Mas, como tudo o que promete grandes feitos e resultados, profissionalizar a empresa requer muito cuidado e prévio entendimento do seu significado. É, como dissemos, uma nova cultura que chega, e velhos costumes e vícios devem ser abandonados. Nem sempre dividir e ser transparente é tão simples quanto parece.
A família é, no caso da profissionalização de empresa familiar, o maior entrave e ao mesmo tempo a sua única aliada. Há uma enorme carga de emoção, que nada tem a ver com a produção ou a técnica, razão pela qual é altamente recomendável que esse processo seja conduzido por alguém imparcial. Assim, espera-se poupar as pessoas envolvidas, mantendo o caminho livre de interferências irracionais.

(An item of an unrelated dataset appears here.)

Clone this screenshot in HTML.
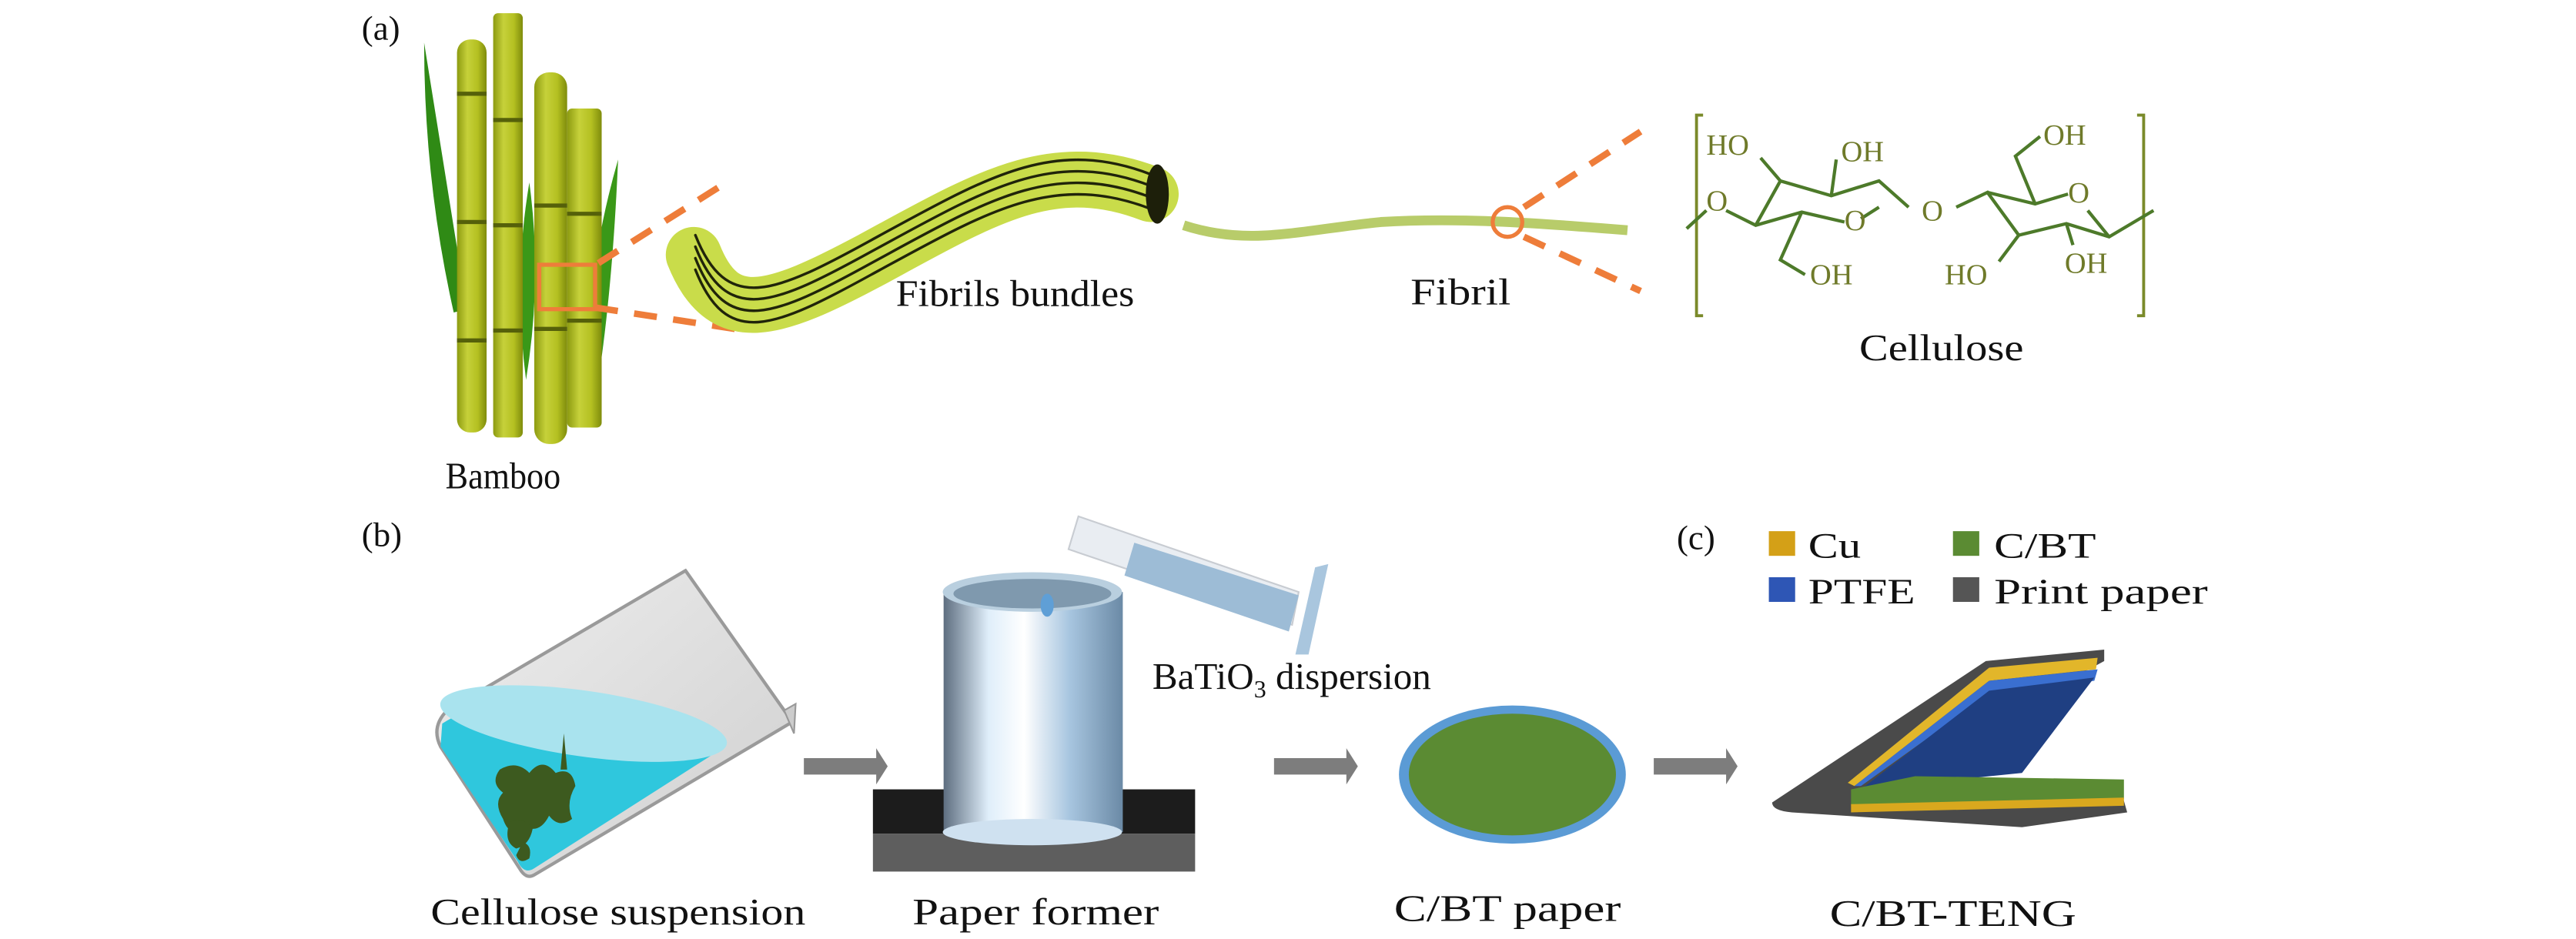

A criação de um Conselho de Administração para estas empresas, ainda que pequenas ou médias, é uma boa alternativa para manter a família no comando. Este mecanismo é importado de grandes empresas, sobretudo as S/As, e junto com ela vêm as normas de conduta, o compromisso pelas decisões tomadas, a transparência e a formalidade, pois igualmente recomendável é que as decisões passem a ser tomadas por escrito.
Outro exemplo é a reorganização dos cargos e funções de cada área, que pode culminar na criação de departamentos técnicos, passando, evidentemente, a um ajuste de salários coerente com aqueles praticados pelo mercado, seguido de uma política de bonificação por resultados obtidos ao final do exercício.
Junto com tudo isso deve haver o planejamento pessoal de cada parte envolvida, seja através da criação de empresas patrimoniais, seja através da elaboração de testamentos, prática pouco utilizada por pequenos e médios empresários.
Fundamentalmente, o que deve ser dito é que esses empresários são seres humanos, falíveis e sujeitos a riscos diários. Se para eles o que importa é a família (e esta é a razão pela qual todos trabalham juntos), seria simplesmente ilógico passar ao largo desta questão sem cuidar do futuro das próximas gerações.
Thais Mayumi Kurita é advogada especializada em franquias do Cerveira, Dornellas e Advogados Associados.